Figure scripts =>
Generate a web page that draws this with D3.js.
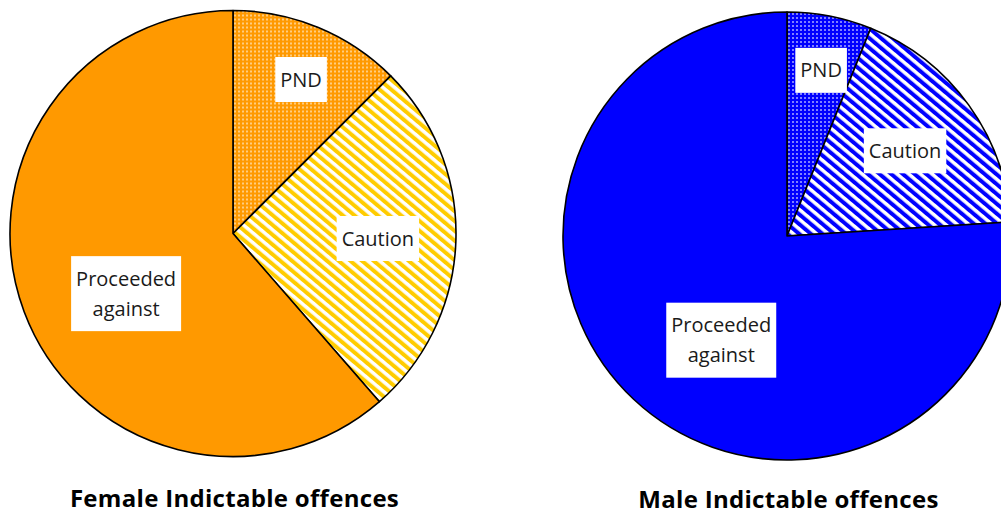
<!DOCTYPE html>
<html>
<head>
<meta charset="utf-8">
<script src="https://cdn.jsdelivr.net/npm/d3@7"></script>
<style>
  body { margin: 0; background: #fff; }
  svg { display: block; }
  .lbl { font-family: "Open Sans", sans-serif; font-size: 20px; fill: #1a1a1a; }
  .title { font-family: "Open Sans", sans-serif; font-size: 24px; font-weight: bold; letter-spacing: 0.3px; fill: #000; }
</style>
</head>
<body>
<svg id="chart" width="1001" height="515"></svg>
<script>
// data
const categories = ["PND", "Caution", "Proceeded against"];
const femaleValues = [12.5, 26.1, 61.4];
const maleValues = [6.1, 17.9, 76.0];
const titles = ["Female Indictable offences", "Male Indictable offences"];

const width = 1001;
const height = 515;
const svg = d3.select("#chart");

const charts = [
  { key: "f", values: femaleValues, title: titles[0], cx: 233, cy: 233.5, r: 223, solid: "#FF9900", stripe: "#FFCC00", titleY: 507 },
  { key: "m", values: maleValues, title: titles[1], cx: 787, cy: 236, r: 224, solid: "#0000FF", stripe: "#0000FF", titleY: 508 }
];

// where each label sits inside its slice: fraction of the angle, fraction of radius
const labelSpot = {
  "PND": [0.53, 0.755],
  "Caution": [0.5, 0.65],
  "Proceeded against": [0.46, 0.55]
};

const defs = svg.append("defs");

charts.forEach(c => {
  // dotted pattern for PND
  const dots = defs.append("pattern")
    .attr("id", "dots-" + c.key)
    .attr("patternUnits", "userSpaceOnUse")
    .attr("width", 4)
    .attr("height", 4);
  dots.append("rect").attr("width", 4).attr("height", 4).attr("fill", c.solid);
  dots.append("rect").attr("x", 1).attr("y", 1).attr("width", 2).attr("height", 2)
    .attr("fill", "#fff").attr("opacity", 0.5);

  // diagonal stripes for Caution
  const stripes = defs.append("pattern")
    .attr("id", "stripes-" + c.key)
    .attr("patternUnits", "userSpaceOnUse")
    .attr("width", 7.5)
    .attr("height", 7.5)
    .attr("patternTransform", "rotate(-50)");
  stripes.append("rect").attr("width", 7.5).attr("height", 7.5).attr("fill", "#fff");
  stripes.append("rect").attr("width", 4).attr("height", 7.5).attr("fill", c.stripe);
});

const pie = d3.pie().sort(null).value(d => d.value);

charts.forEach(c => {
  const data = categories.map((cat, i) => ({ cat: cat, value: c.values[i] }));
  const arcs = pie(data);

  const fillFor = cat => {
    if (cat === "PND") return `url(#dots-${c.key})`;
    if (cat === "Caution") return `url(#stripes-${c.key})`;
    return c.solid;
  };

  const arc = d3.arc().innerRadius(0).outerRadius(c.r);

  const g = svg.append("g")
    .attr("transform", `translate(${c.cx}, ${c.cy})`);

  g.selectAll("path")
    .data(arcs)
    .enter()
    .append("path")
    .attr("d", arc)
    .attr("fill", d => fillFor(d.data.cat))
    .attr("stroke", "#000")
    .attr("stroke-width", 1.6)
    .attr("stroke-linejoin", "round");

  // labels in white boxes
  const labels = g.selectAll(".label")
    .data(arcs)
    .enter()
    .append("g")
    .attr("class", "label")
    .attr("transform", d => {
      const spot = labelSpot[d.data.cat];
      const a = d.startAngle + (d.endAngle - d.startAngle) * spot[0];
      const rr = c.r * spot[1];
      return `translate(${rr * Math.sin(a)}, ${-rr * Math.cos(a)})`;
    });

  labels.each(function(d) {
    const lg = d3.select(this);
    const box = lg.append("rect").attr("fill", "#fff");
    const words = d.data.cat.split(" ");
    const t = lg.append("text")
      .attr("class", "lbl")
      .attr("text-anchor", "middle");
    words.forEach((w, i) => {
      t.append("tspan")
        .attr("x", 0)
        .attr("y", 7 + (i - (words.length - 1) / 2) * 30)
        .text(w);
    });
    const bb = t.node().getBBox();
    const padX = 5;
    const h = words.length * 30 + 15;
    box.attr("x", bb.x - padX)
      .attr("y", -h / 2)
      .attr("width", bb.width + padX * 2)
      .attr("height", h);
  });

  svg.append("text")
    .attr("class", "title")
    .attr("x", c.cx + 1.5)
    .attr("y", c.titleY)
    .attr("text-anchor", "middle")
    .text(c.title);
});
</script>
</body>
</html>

* * *

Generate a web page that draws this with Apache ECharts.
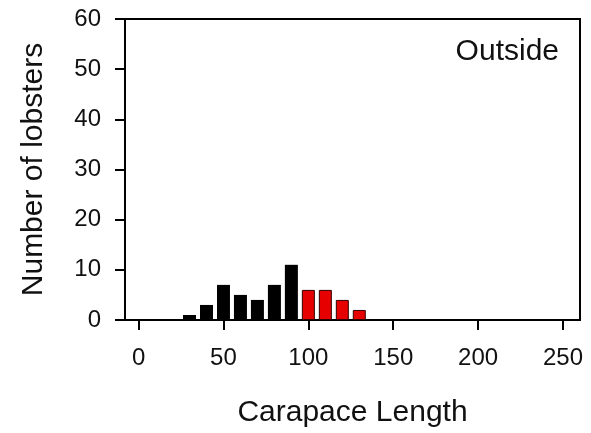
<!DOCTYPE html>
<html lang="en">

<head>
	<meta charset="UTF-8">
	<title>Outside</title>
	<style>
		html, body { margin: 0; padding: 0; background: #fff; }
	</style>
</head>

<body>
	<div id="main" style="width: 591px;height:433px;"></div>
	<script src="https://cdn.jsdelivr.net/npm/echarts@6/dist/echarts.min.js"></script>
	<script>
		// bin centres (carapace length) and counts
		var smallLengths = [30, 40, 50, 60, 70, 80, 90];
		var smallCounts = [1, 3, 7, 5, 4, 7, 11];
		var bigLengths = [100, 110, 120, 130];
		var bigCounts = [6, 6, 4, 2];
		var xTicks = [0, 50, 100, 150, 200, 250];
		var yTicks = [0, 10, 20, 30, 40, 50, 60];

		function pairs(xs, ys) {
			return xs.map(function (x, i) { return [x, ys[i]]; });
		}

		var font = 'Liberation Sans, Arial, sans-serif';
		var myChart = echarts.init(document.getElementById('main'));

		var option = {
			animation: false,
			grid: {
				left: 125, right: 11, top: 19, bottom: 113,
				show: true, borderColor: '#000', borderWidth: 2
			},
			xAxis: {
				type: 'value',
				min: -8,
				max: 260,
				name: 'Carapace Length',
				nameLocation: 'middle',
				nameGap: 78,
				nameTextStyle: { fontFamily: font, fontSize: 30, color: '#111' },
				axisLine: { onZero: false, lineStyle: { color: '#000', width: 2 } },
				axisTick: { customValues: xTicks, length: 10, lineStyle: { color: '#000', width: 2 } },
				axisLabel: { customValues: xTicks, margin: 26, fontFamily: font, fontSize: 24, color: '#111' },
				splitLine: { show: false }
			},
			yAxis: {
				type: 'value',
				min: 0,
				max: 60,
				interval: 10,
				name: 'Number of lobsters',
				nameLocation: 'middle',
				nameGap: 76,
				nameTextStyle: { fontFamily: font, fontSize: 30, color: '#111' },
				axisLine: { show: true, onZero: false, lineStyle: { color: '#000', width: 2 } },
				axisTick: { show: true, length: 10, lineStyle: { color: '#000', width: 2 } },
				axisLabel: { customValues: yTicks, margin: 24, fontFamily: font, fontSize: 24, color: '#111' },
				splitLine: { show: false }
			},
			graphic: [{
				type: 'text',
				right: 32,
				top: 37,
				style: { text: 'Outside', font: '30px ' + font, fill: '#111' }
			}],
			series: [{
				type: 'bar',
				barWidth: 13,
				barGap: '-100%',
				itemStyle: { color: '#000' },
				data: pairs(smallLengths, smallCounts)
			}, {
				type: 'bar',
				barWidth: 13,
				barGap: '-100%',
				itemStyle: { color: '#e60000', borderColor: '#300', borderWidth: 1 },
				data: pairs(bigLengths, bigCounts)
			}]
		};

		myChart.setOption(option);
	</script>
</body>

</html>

TASK TO COMPLETE => In the entries above, how many lines hold the word "that"? State the number and nothing else.

THE SOLUTION => 2